Ho Scale Broad Curves

While I do not consider myself a “newbie” with respects to model railroading and building a layout larger than 4 x 8, this is the first layout I will be building using “Broad Curves”. I am using “Free Mo” Modular Layout specifications.

The reason for this is the ability to remove the layout from the basement in order to take it to shows or sell it if I like working with this type of specification and get into building layouts for friends etc.

How do you build a template to represent a 30"+ broad cruve and what track configuration parts available from a hobby shop should I be using to accomplish this task? My thoughts are to use flextrack.

I have a 10’ x 20’ space available and need the ability to change modules and relocate the layout. This model will represent a real world business application for I am developing. The railroad equipment items are (14) 85’ railcars, (10) 65’ 16K tank cars and (2) GP/MP Locos. Any assistance anyone can provide would be greatly appreciated.

DrBaron

Hi!

My suggestion is to definitely use flex track, and solder the joints on curves (especially). As far as templates are concerned, you can make them and/or use various types of “compasses”.

On my last two HO model railroads, I used a combination of both. I took a couple of 4x4 foot 1/8 in thick plywood and drew 1/4 circle lines on it, from 18 inch to 36 inch radius - in one inch increments. I then ran it thru a band saw, and ended up with about 18 or so individual templates. REMEMBER to mark the inside and outside radius (before cutting).

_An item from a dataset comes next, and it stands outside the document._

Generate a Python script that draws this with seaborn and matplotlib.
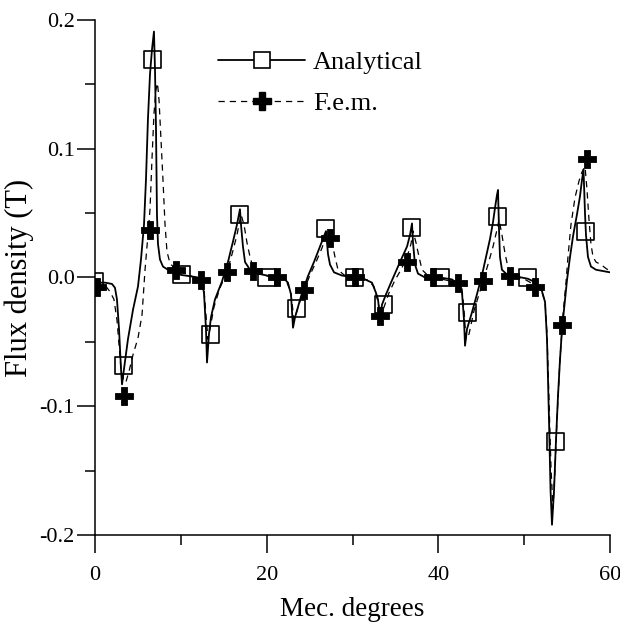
import matplotlib
matplotlib.use("Agg")
import matplotlib.pyplot as plt
from matplotlib.lines import Line2D
import seaborn as sns
import pandas as pd

# Analytical flux density (T) versus mechanical angle (degrees)
analytical_deg = [
    0.0, 1.17, 1.98, 2.33, 2.56, 2.80, 3.03, 3.15, 3.38, 3.84,
    4.43, 5.01, 5.36, 5.71, 5.94, 6.17, 6.41, 6.64, 6.87, 6.99,
    7.11, 7.22, 7.34, 7.57, 7.92, 8.50, 9.32, 10.02, 11.07, 12.00,
    12.47, 12.70, 12.93, 13.05, 13.28, 13.51, 13.98, 14.80, 15.49, 16.08,
    16.54, 16.89, 17.01, 17.24, 17.48, 18.06, 18.99, 20.39, 21.90, 22.48,
    22.83, 23.07, 23.30, 23.65, 24.12, 24.81, 25.51, 26.10, 26.56, 26.91,
    27.15, 27.38, 27.85, 28.78, 30.29, 31.46, 32.27, 32.74, 32.97, 33.20,
    33.44, 33.91, 34.48, 35.07, 35.53, 36.35, 36.70, 36.93, 37.05, 37.28,
    37.63, 38.45, 40.19, 41.59, 42.29, 42.76, 42.99, 43.11, 43.34, 43.92,
    44.50, 45.09, 45.55, 46.02, 46.37, 46.60, 46.83, 46.95, 47.07, 47.18,
    47.41, 47.88, 48.93, 50.44, 51.38, 51.96, 52.43, 52.66, 52.89, 53.07,
    53.24, 53.48, 53.71, 53.94, 54.17, 54.41, 54.76, 54.99, 55.34, 55.69,
    56.15, 56.50, 56.74, 56.91, 57.09, 57.20, 57.43, 57.78, 58.37, 59.18,
    60.00,
]
analytical_b = [
    -0.004, -0.004, -0.005, -0.008, -0.017, -0.040, -0.071, -0.083, -0.071, -0.048,
    -0.025, -0.007, 0.014, 0.041, 0.076, 0.123, 0.158, 0.177, 0.191, 0.162,
    0.115, 0.049, 0.026, 0.014, 0.0085, 0.006, 0.004, 0.002, 0.001, 0.0,
    -0.004, -0.012, -0.040, -0.066, -0.044, -0.031, -0.017, -0.003, 0.012, 0.028,
    0.041, 0.053, 0.041, 0.024, 0.012, 0.006, 0.003, 0.001, 0.0, -0.004,
    -0.013, -0.039, -0.031, -0.023, -0.012, 0.001, 0.012, 0.022, 0.030, 0.036,
    0.018, 0.010, 0.004, 0.0015, 0.0, -0.0015, -0.004, -0.012, -0.017, -0.031,
    -0.021, -0.013, -0.004, 0.005, 0.012, 0.024, 0.033, 0.042, 0.027, 0.010,
    0.003, 0.0, 0.0, -0.0015, -0.005, -0.012, -0.033, -0.053, -0.040, -0.027,
    -0.013, 0.002, 0.016, 0.030, 0.043, 0.054, 0.064, 0.068, 0.037, 0.016,
    0.006, 0.003, 0.001, -0.001, -0.004, -0.008, -0.019, -0.048, -0.110, -0.165,
    -0.192, -0.165, -0.126, -0.092, -0.064, -0.040, -0.017, -0.002, 0.016, 0.032,
    0.049, 0.063, 0.076, 0.084, 0.049, 0.033, 0.016, 0.0085, 0.006, 0.005,
    0.004,
]

# Finite-element flux density (T) versus mechanical angle (degrees)
fem_deg = [
    0.0, 0.58, 1.17, 1.75, 2.21, 2.56, 2.80, 3.03, 3.38, 3.61,
    3.96, 4.43, 5.01, 5.48, 5.83, 6.17, 6.41, 6.64, 6.87, 7.11,
    7.28, 7.46, 7.69, 7.92, 8.16, 8.39, 8.74, 9.44, 10.49, 11.65,
    12.35, 12.70, 12.93, 13.16, 13.40, 13.86, 14.56, 15.38, 15.96, 16.54,
    17.01, 17.36, 17.71, 18.06, 18.41, 18.99, 20.15, 21.55, 22.37, 22.83,
    23.18, 23.53, 24.00, 24.47, 25.05, 25.75, 26.45, 27.03, 27.27, 27.62,
    27.96, 28.31, 29.01, 30.29, 31.80, 32.50, 32.97, 33.32, 33.67, 34.25,
    34.95, 35.65, 36.35, 36.81, 37.05, 37.40, 37.75, 38.10, 38.79, 40.19,
    42.29, 42.76, 42.99, 43.22, 43.57, 44.15, 44.74, 45.20, 45.78, 46.37,
    46.83, 47.07, 47.41, 47.76, 48.11, 48.58, 50.10, 51.26, 51.96, 52.43,
    52.66, 52.89, 53.13, 53.36, 53.59, 53.82, 54.17, 54.52, 54.87, 55.10,
    55.45, 55.92, 56.39, 56.74, 57.09, 57.32, 57.55, 57.78, 58.02, 58.37,
    58.95, 59.53, 60.00,
]
fem_b = [
    -0.005, -0.005, -0.006, -0.011, -0.017, -0.033, -0.052, -0.071, -0.081, -0.081,
    -0.073, -0.060, -0.047, -0.029, 0.006, 0.033, 0.053, 0.092, 0.127, 0.146,
    0.151, 0.138, 0.107, 0.076, 0.041, 0.020, 0.011, 0.006, 0.003, 0.0,
    -0.003, -0.009, -0.029, -0.048, -0.040, -0.023, -0.008, 0.004, 0.018, 0.033,
    0.049, 0.041, 0.027, 0.016, 0.008, 0.004, 0.001, -0.001, -0.004, -0.012,
    -0.033, -0.026, -0.016, -0.008, 0.002, 0.012, 0.023, 0.035, 0.037, 0.027,
    0.016, 0.006, 0.002, 0.0, -0.002, -0.007, -0.019, -0.031, -0.023, -0.012,
    -0.002, 0.006, 0.016, 0.026, 0.036, 0.027, 0.016, 0.006, 0.0015, -0.001,
    -0.004, -0.009, -0.025, -0.048, -0.044, -0.026, -0.013, -0.003, 0.010, 0.024,
    0.037, 0.045, 0.033, 0.019, 0.008, 0.0015, -0.0015, -0.006, -0.009, -0.019,
    -0.044, -0.095, -0.149, -0.179, -0.149, -0.110, -0.064, -0.029, -0.004, 0.016,
    0.041, 0.062, 0.075, 0.082, 0.086, 0.068, 0.045, 0.026, 0.016, 0.012,
    0.010, 0.007, 0.005,
]

# Sample points marked along each series
analytical_mark_deg = [0.0, 3.3, 6.72, 10.1, 13.4, 16.8, 20.0, 23.5, 26.8, 30.2,
                       33.6, 36.9, 40.2, 43.4, 46.9, 50.4, 53.7, 57.1]
analytical_mark_b = [-0.003, -0.068, 0.169, 0.002, -0.044, 0.049, 0.0, -0.024, 0.038, 0.0,
                     -0.021, 0.039, 0.0, -0.027, 0.047, 0.0, -0.127, 0.036]
fem_mark_deg = [0.23, 3.38, 6.4, 9.4, 12.3, 15.4, 18.4, 21.2, 24.3, 27.4,
                30.3, 33.2, 36.3, 39.4, 42.3, 45.2, 48.3, 51.3, 54.4, 57.3]
fem_mark_b = [-0.007, -0.092, 0.037, 0.006, -0.002, 0.004, 0.005, 0.0, -0.01, 0.031,
              0.0, -0.03, 0.012, 0.0, -0.004, -0.003, 0.001, -0.007, -0.037, 0.092]

series_labels = ["Analytical", "F.e.m."]
x_ticks = [0, 20, 40, 60]
x_minor = [10, 30, 50]
y_ticks = [-0.2, -0.1, 0.0, 0.1, 0.2]
y_tick_labels = ["-0.2", "-0.1", "0.0", "0.1", "0.2"]
y_minor = [-0.15, -0.05, 0.05, 0.15]

sns.set_style("ticks")
plt.rcParams["font.family"] = ["Liberation Serif", "DejaVu Serif"]
plt.rcParams["axes.unicode_minus"] = False
plt.rcParams["text.color"] = "black"
plt.rcParams["axes.labelcolor"] = "black"
plt.rcParams["xtick.color"] = "black"
plt.rcParams["ytick.color"] = "black"
plt.rcParams["axes.edgecolor"] = "black"

fig = plt.figure(figsize=(6.2, 6.24), dpi=100)
ax = fig.add_axes([0.1532, 0.1426, 0.8307, 0.8254])

df_an = pd.DataFrame({"deg": analytical_deg, "B": analytical_b})
df_fe = pd.DataFrame({"deg": fem_deg, "B": fem_b})

sns.lineplot(data=df_an, x="deg", y="B", ax=ax, color="black", lw=1.3,
             estimator=None, sort=False)
sns.lineplot(data=df_fe, x="deg", y="B", ax=ax, color="black", lw=0.9,
             estimator=None, sort=False, linestyle=(0, (5, 4)))

sns.scatterplot(x=analytical_mark_deg, y=analytical_mark_b, ax=ax, marker="s",
                s=150, facecolor="none", edgecolor="black", linewidth=1.2,
                zorder=4)
sns.scatterplot(x=fem_mark_deg, y=fem_mark_b, ax=ax, marker="P",
                s=160, color="black", edgecolor="black", linewidth=0.6,
                zorder=5)

ax.set_xlim(0, 60)
ax.set_ylim(-0.2, 0.2)
ax.set_xticks(x_ticks)
ax.set_xticks(x_minor, minor=True)
ax.set_yticks(y_ticks)
ax.set_yticklabels(y_tick_labels)
ax.set_yticks(y_minor, minor=True)

ax.tick_params(which="major", direction="out", length=13, width=1.1,
               labelsize=16, color="black", labelcolor="black")
ax.tick_params(which="minor", direction="out", length=7, width=1.1,
               color="black")
ax.tick_params(axis="x", which="major", pad=9)
ax.tick_params(axis="y", which="major", pad=1.5)

for side in ("left", "bottom"):
    ax.spines[side].set_linewidth(1.1)
    ax.spines[side].set_color("black")
sns.despine(ax=ax)

ax.set_xlabel("Mec. degrees", fontsize=19.5, labelpad=9, color="black")
ax.set_ylabel("Flux density (T)", fontsize=22, labelpad=4, color="black")

handles = [
    Line2D([], [], color="black", lw=1.3, marker="s", markersize=12,
           markerfacecolor="white", markeredgecolor="black", markeredgewidth=1.2),
    Line2D([], [], color="black", lw=0.9, linestyle=(0, (5, 4)), marker="P",
           markersize=12.5, markerfacecolor="black", markeredgecolor="black"),
]
leg = ax.legend(handles, series_labels, loc="upper left",
                bbox_to_anchor=(0.239, 0.940), frameon=False, fontsize=19,
                handlelength=3.3, handletextpad=0.3, labelspacing=0.65,
                borderpad=0, borderaxespad=0)
for t in leg.get_texts():
    t.set_color("black")

fig.savefig("out.png", dpi=100, facecolor="white")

I also took a metal (wood would work) yardstick and drilled a hole at the one inch mark, and holes in the 18 to 35 inch marks. This makes an excellent trammel (?), but remember you are always one inch smaller than the number on the yardstick indicates.

Using the above, you are able to draw out your broad curves and easily experiment with different radii.

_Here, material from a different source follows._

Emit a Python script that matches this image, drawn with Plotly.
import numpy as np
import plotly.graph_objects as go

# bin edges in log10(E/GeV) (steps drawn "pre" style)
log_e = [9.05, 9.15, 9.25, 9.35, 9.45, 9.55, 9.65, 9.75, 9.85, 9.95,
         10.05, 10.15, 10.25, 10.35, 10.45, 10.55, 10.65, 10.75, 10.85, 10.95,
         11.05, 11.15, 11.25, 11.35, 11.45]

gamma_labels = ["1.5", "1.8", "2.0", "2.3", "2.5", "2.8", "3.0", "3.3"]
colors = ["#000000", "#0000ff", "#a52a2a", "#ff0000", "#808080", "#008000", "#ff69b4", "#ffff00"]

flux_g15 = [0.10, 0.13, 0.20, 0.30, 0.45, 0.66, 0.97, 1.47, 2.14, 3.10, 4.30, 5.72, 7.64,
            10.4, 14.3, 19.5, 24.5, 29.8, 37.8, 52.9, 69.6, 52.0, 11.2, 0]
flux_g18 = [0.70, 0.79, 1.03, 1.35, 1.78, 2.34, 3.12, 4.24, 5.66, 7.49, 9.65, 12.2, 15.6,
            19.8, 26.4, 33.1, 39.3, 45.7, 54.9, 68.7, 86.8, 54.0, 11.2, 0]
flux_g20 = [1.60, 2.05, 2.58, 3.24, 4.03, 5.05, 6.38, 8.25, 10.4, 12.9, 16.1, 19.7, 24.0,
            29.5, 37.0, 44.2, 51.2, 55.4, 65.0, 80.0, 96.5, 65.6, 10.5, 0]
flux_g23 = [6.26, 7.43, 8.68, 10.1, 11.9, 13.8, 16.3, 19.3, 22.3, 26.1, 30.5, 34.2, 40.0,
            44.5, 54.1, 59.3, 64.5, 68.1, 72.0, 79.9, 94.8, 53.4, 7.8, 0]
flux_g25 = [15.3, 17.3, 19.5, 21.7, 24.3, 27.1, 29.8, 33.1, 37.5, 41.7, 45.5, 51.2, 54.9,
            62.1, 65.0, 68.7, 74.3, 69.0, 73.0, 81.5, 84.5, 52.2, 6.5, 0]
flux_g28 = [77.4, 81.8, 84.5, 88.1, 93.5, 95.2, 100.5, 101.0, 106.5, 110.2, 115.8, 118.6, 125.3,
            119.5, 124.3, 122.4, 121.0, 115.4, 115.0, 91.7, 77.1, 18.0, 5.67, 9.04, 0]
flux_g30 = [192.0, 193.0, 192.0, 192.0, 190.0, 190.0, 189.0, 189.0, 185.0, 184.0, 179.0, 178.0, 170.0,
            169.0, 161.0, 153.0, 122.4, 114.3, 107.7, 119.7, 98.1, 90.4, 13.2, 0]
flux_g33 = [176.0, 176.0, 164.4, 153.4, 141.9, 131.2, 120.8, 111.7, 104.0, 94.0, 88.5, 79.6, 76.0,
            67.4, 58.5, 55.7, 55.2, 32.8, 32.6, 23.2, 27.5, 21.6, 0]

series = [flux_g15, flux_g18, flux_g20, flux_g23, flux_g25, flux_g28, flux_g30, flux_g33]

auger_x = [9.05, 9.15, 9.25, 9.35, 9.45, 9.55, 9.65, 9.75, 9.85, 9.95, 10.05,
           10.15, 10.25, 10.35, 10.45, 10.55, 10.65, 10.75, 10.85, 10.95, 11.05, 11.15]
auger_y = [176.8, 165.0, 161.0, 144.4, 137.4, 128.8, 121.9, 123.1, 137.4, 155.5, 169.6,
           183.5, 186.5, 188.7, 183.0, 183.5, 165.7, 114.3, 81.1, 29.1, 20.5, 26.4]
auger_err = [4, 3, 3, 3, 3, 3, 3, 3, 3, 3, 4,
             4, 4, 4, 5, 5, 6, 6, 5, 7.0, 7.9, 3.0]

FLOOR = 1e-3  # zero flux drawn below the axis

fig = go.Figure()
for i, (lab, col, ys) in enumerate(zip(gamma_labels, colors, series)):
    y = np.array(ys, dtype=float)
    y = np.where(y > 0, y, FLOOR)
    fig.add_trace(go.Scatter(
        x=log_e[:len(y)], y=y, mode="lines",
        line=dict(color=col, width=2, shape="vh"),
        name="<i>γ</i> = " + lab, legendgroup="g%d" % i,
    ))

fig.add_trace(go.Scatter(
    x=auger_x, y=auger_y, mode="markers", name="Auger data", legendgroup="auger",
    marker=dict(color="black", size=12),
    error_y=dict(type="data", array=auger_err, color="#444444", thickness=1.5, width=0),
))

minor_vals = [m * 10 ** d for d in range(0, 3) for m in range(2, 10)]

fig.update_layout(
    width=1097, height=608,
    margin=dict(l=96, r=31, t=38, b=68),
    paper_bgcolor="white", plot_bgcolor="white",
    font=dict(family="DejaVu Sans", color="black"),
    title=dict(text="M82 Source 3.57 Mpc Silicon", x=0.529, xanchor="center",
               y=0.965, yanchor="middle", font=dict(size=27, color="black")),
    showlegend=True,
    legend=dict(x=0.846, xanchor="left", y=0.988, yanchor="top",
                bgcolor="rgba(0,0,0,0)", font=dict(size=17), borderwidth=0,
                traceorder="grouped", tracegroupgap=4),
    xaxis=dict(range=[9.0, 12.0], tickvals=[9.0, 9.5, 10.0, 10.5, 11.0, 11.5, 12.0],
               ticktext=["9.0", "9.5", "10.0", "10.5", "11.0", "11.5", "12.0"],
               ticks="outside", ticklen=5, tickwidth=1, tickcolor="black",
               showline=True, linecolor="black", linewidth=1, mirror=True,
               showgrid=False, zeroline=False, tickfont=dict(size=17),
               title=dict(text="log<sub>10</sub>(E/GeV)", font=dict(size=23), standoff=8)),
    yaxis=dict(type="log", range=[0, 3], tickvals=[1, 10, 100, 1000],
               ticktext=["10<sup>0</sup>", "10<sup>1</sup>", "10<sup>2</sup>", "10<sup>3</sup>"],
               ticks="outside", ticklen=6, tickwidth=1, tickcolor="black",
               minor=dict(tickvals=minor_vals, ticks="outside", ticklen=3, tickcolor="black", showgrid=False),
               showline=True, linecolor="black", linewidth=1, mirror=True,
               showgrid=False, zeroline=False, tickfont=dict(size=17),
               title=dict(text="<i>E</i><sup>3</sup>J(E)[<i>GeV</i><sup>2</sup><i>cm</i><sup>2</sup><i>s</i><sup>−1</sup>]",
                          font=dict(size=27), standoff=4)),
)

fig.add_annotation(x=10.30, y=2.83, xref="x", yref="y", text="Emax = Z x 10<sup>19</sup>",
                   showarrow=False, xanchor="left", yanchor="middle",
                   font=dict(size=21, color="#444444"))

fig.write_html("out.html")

Oh, one very important note… It is highly advisable to use easements to transition from tangent to curved tracks. This looks much more realistic and is much easier on the trains. I find that if you use cork roadbed, and start at the tangent track center line (doesn’t really matter), the roadbed will tend to “automatically” give you an easement into the curve center line.

One other thing… You would do well to take a trip to the local hobby shop and get a couple of introduction or layout construction books. If there is no LHS around, try Kalmbach website or Ebay.

ENJOY,

Mobilman44

If you can’t get to the center of the circle or a template won’t fit, you can use math and easier measurements instead of Radius. Here’s a link to a “circle calculator”:

http://www.1728.com/circsect.htm

If you are following the Free-Mo standards, you need to use flex track. 30in curves aren’t anywhere close to the minimum 42in (or recommended 48in). Most critical are the end-plates and the standards pertaining to them. Personally, unless you belong to a Free-Mo group, I would think the centered mainline track at end plates restrictive and boring. One tactic is to make a joiner module between Free-Mo and whatever you end up with as “modules”. [Free-Mo standards page]

Also, don’t forget your easements on the curves.

As Doc in CT says, Free-mo standards start at 42" radius, with 48" radius preferred for all new modules on the main line. Curved path on any main line turnout must be #6 or better, bigger preferred. Track on main must be code 83, and be straight for last 6" to module end, and perpendicular to module end. No track closer than 4" to any module edge.

These are pretty tough standards to meet for home layouts unless you have a good sized space (which you apparently do). If you are going to incorporate a Free-mo module in a home layout, often the best way is to have a portion become a Free-mo module, and the rest of the layout, which is not as restricted, serves as a “dock” for the module. Basically, a single Free-mo module by itself usually makes a poor standalone layout due to the need for other modules to combine into a layout with real operational capabilities (other than circling a loop, which Free-mo tries to avoid). I know, I’ve tried designing a Free-mo module set totaling 10ft of length. Anything smaller ended up being primarily a glorified diorama as far as operations were concerned. OTOH, a number of Free-mo modules combine together into some very nice large layouts for real operations.